Plaintiff seeks “all communications between Petsfit and the other Defendants or related entities relating to the accused products,” as well as additional documents “related to Petsfit's business activities related to the accused products.” Id. at 4-5. In short, Plaintiff seeks Petsfit documents “related to such subjects as warehousing, importation, Amazon interactions, receipt and disbursement of funds, and other financial documents.” Id. at 5. As to the communications between Petsfit and the other Defendants or related entities, Defendants have asked Plaintiff to identify certain reasonable and narrowly-tailored search terms such as to narrow the universe of responsive documents and such as to lessen the burdens associated with the impractical task of reviewing all communications between Petsfit and “the other Defendants or related entities” as it may, in any conceivable way, relate to the accused products – however, it appears that Plaintiff simply wishes to seek an order compelling that entire universe of potentially responsive communications rather than to propose some targeted search terms. Defendants have “offered to, and will, conduct searches of [their] communications if Yuntek provides specific search terms that are [ ] reasonably targeted, clear, and as specific as practicable.” Id. at 7. Defendants have submitted that to produce all such communications and related documents sent between Defendants, and related entities, constitutes a request that is overly broad, burdensome, and disproportional to the needs of the case. Id. The court agrees with Defendants in that Plaintiff has failed to establish the relevance and proportionality of the discovery request in its currently-phrased form; therefore, Plaintiff's request to compel the information responsive to RFP-61 is DENIED in its current formulation. If Plaintiff wishes to have information along these lines, Plaintiff is ORDERED to propose reasonably targeted, clear, narrowly-tailored, and specific search terms that must be calculated to capture the information Plaintiff seeks while also taking care to minimize the burden on Defendants and eliminate or substantially reduce the possibility of capturing of irrelevant information.
 
Issue-7 – Plaintiff's Request for a Third Full Day of Deposition Testimony from Mr.
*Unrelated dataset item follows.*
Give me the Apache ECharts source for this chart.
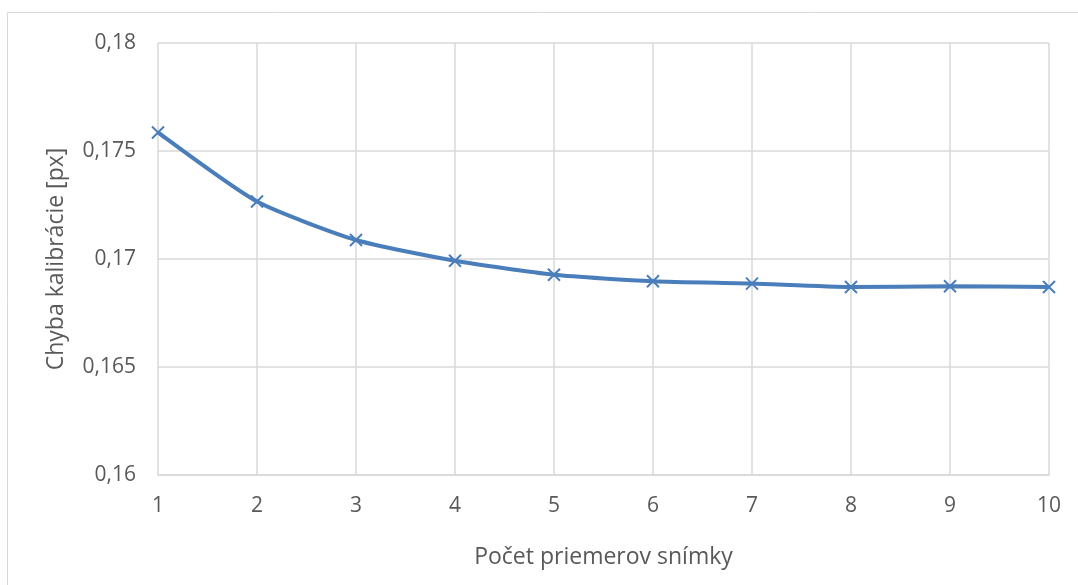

Lu
*4 As noted by Defendants, Plaintiff had the opportunity to depose Mr. Lu (Defendants' 30(b)(6) designee) for 14 hours over two full days. Id. at 7. Nevertheless, and without much explanation, Plaintiff seeks an order from this court compelling Defendants to make Mr. Lu available such that he can “appear for a full additional deposition day.” Id. at 5. In this regard, Plaintiff only explains that “Defendants' failure to provide the above materials in a timely way deprived Yuntek of the opportunity to obtain related deposition testimony” from Mr. Lu at his deposition on December 9 and 10, 2021. Id. As explained above, there was no merit to any of Plaintiff's arguments – indeed they were borderline frivolous – for that reason, and also because Plaintiff has failed to provide any persuasive reason why any additional deposition time with Mr. Lu would be warranted (let alone an entire day), Plaintiff's request for a third deposition day with Mr. Lu is DENIED.
 
IT IS SO ORDERED.

Footnotes
Pursuant to Civil Local R. 7-1(b), the court finds that this matter is suitable for disposition without oral argument.